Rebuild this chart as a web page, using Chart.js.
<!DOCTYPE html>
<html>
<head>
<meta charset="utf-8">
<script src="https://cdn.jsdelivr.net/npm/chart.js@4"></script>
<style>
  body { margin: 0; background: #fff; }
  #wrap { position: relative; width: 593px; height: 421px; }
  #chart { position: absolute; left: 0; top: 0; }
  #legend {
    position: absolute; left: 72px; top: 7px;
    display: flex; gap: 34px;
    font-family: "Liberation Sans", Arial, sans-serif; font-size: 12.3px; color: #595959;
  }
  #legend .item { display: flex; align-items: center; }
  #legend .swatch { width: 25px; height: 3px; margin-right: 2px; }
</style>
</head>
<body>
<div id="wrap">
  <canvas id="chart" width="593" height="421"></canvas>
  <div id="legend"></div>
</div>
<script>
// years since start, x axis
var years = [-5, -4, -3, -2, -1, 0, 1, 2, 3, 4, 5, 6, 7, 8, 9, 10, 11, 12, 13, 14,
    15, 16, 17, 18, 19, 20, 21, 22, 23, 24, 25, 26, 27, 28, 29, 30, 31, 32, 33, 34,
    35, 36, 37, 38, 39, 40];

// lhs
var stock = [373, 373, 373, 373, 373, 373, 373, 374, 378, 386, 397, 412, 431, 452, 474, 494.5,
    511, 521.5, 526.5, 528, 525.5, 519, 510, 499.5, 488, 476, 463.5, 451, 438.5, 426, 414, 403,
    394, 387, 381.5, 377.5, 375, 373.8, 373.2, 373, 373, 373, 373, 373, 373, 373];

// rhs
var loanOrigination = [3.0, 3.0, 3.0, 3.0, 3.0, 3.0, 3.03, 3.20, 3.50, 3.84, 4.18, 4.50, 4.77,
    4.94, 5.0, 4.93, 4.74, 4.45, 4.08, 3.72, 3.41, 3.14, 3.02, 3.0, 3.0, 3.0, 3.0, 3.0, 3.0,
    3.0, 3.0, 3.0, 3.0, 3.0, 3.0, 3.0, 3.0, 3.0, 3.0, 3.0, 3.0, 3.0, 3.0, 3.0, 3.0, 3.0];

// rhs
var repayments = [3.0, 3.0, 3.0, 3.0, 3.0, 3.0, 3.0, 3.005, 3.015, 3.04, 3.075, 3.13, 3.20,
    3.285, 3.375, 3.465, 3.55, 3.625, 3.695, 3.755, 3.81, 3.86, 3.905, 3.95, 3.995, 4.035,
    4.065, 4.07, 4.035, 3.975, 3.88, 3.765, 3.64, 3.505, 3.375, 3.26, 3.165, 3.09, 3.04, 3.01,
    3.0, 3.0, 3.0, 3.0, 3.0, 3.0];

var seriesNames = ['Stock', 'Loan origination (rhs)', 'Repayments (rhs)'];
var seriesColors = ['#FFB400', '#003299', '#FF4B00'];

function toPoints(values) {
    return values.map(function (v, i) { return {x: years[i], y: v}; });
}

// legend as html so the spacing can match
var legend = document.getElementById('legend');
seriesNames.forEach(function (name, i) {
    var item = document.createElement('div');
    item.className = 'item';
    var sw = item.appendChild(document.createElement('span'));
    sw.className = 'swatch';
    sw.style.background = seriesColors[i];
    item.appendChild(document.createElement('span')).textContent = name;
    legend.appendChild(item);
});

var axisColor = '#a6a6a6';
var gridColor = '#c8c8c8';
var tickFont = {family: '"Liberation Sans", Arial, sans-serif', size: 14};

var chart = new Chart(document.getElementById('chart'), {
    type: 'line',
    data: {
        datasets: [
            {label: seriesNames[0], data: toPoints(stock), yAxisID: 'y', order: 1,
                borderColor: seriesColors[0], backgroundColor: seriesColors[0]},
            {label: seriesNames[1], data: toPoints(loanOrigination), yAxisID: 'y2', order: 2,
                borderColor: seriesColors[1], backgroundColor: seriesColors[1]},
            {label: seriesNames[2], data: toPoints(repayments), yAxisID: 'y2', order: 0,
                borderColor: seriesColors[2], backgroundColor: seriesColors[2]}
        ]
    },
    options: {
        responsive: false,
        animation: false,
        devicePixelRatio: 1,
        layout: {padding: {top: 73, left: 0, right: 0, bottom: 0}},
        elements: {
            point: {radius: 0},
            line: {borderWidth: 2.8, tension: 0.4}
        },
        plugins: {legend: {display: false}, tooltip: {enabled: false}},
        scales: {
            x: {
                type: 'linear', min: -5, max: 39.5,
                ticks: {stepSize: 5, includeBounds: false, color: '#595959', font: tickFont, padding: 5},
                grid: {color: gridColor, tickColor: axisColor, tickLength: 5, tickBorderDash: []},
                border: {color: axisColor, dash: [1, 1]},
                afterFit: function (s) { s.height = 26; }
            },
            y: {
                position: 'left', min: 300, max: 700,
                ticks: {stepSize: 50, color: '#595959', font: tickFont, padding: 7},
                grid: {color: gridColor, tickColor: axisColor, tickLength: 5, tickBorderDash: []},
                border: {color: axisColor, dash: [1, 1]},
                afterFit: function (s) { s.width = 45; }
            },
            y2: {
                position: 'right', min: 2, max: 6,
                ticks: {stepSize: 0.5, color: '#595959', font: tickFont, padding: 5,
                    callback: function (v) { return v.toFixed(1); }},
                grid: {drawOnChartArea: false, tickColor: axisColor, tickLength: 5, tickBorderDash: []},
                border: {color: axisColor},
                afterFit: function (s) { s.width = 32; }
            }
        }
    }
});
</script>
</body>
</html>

■ ■ ■ ■ ■ ■ ■

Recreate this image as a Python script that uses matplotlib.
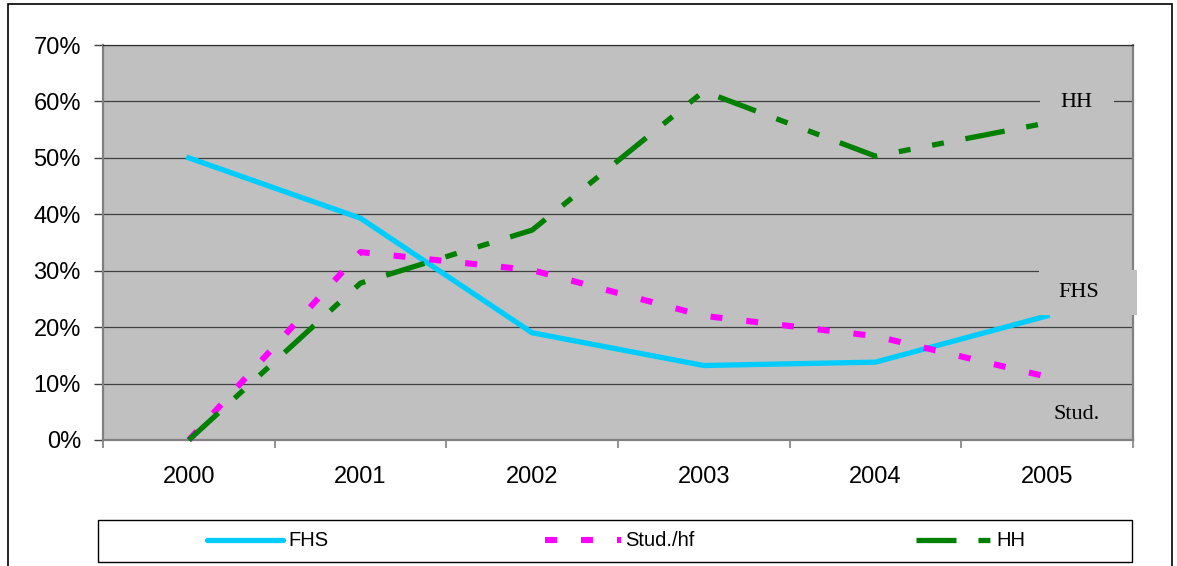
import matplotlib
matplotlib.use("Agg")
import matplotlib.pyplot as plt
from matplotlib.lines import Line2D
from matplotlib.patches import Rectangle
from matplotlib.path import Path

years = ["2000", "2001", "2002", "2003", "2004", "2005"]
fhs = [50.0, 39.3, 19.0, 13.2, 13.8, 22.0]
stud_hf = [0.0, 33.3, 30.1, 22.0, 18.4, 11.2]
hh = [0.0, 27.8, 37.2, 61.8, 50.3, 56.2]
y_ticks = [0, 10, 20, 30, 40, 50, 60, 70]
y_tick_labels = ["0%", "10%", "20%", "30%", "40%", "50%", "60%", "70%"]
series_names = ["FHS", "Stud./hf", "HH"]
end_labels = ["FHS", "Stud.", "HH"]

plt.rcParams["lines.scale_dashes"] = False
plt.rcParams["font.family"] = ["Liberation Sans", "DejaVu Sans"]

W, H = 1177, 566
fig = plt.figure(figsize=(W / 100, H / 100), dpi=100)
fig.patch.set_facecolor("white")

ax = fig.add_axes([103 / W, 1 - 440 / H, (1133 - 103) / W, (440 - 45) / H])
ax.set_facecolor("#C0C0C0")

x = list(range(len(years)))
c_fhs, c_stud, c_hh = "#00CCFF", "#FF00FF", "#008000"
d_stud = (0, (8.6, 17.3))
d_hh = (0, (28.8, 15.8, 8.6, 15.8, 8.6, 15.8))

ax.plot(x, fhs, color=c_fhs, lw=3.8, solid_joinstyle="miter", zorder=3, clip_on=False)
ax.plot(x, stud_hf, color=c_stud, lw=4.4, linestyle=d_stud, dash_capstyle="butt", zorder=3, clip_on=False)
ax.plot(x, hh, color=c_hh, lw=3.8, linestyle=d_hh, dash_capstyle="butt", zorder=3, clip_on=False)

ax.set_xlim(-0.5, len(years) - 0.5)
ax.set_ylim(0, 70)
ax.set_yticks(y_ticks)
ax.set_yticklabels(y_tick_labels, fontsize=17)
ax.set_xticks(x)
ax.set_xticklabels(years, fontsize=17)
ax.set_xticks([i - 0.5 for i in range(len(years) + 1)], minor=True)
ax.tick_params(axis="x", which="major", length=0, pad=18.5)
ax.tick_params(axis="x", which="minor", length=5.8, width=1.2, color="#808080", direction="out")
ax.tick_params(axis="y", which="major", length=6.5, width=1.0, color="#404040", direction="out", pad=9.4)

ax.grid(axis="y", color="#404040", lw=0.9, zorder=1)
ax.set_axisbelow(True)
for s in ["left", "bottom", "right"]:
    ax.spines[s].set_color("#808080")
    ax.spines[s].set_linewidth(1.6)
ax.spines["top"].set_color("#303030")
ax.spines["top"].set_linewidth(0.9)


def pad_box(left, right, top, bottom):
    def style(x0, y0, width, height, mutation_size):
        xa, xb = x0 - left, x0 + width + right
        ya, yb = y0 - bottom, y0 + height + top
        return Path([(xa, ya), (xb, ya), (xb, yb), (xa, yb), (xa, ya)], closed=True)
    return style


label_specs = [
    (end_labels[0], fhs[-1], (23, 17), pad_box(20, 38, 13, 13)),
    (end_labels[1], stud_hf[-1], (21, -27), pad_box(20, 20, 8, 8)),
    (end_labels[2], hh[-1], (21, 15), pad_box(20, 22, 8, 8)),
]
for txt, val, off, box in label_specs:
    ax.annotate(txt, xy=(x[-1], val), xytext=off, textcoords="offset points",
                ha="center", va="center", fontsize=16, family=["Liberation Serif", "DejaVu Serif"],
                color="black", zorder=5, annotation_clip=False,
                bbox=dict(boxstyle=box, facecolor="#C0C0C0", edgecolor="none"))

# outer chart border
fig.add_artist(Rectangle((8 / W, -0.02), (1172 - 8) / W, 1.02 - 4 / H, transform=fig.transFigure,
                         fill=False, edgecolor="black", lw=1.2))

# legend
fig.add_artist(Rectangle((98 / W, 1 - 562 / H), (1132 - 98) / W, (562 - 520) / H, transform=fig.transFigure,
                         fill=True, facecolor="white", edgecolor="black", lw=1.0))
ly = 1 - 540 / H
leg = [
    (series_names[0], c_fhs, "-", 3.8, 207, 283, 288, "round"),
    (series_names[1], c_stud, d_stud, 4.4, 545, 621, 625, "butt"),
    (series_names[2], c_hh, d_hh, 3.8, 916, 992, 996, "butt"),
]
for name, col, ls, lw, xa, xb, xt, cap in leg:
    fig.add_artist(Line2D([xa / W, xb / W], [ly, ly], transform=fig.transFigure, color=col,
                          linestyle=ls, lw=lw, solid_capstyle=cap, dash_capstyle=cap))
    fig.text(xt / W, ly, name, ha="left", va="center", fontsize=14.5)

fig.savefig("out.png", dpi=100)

■ ■ ■ ■ ■ ■ ■

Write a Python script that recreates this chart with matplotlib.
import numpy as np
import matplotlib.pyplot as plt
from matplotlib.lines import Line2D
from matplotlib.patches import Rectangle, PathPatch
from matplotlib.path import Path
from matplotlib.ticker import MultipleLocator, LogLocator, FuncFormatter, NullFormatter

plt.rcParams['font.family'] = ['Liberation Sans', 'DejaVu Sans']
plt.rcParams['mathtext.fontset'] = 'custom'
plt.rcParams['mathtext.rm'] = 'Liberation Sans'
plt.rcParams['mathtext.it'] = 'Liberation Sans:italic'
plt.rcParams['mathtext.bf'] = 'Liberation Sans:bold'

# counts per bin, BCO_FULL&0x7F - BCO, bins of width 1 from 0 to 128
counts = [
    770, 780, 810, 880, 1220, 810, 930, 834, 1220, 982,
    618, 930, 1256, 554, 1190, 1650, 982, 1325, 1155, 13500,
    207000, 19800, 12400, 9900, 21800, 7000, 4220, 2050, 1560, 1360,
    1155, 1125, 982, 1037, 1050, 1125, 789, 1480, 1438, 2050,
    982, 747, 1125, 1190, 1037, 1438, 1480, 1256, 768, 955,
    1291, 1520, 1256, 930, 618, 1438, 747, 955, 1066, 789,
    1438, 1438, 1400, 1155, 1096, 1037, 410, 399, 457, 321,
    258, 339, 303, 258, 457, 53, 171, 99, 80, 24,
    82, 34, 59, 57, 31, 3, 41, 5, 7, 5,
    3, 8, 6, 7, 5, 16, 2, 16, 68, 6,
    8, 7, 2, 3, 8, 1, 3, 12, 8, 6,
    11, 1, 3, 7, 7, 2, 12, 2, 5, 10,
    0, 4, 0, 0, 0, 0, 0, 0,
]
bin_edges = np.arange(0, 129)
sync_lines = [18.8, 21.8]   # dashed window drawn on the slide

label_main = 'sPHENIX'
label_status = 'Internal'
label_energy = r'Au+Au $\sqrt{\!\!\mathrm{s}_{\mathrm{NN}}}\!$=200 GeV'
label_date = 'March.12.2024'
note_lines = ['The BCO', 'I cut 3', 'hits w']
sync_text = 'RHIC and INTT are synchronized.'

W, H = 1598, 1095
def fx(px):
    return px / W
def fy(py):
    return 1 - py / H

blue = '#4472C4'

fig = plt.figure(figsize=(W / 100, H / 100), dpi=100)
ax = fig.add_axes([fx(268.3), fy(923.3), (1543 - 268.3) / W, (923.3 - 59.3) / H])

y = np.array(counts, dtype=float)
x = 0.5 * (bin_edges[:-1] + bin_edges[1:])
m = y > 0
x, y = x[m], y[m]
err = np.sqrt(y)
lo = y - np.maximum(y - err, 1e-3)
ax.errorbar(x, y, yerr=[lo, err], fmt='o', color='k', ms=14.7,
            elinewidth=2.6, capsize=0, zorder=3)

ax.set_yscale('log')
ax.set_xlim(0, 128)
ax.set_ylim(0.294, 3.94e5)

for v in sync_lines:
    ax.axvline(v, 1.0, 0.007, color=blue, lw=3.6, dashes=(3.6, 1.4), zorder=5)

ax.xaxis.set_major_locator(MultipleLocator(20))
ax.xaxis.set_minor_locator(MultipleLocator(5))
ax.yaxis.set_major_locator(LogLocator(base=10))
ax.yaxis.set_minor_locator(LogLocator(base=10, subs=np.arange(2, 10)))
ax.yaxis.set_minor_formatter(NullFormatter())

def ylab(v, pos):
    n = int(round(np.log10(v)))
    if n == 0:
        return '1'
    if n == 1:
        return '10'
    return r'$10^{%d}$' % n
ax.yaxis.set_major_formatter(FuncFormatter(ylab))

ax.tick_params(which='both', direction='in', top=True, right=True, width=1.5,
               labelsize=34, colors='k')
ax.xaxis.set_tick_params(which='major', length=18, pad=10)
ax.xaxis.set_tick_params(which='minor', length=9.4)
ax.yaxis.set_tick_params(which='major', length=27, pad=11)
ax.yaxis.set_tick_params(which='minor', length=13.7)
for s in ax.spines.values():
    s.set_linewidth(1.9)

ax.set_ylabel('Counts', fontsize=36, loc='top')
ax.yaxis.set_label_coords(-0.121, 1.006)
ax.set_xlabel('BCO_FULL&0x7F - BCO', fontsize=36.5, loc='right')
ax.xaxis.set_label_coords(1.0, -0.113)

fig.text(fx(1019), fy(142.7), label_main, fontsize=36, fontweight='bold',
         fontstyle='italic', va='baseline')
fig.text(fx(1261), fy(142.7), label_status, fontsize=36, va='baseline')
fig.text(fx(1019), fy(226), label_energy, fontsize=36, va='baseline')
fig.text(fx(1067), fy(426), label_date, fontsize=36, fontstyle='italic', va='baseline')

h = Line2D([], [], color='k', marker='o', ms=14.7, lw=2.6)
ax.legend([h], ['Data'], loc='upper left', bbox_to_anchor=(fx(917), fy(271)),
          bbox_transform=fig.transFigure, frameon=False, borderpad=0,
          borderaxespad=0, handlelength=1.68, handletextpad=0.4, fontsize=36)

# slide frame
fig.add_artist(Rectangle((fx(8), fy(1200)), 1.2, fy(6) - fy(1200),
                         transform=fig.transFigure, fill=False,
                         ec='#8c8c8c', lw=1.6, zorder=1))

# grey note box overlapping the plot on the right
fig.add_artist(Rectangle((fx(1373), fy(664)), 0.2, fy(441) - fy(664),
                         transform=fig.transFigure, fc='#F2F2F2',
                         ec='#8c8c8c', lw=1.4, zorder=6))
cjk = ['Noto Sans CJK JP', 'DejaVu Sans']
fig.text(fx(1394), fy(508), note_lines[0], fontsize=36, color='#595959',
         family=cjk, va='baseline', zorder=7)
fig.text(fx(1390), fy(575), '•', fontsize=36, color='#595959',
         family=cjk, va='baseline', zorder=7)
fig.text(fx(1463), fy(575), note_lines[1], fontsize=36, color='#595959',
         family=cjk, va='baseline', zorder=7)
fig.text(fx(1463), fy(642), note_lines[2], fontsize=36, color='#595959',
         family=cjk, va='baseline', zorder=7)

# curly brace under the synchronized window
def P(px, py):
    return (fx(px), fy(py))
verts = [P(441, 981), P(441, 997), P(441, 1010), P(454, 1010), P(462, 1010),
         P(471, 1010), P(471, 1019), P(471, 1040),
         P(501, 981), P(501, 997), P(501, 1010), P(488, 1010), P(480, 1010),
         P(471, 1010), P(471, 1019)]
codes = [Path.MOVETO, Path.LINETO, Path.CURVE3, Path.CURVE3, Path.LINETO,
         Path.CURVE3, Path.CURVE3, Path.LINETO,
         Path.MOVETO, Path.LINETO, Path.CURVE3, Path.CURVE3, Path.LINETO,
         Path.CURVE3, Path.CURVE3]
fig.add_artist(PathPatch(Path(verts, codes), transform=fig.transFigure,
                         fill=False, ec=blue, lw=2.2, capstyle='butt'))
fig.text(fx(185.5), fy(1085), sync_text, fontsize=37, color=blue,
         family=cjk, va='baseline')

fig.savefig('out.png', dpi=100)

■ ■ ■ ■ ■ ■ ■

> [PROBLEM REQUIREMENTS]: Write the lines again exactly, beginning at the line that has "Write a Python" and stopping after the line that has "plt.rcParams['mathtext.bf'] = 'Liberation"; include no other lines.

> [ANSWER IN FULL]:
Write a Python script that recreates this chart with matplotlib.
import numpy as np
import matplotlib.pyplot as plt
from matplotlib.lines import Line2D
from matplotlib.patches import Rectangle, PathPatch
from matplotlib.path import Path
from matplotlib.ticker import MultipleLocator, LogLocator, FuncFormatter, NullFormatter

plt.rcParams['font.family'] = ['Liberation Sans', 'DejaVu Sans']
plt.rcParams['mathtext.fontset'] = 'custom'
plt.rcParams['mathtext.rm'] = 'Liberation Sans'
plt.rcParams['mathtext.it'] = 'Liberation Sans:italic'
plt.rcParams['mathtext.bf'] = 'Liberation Sans:bold'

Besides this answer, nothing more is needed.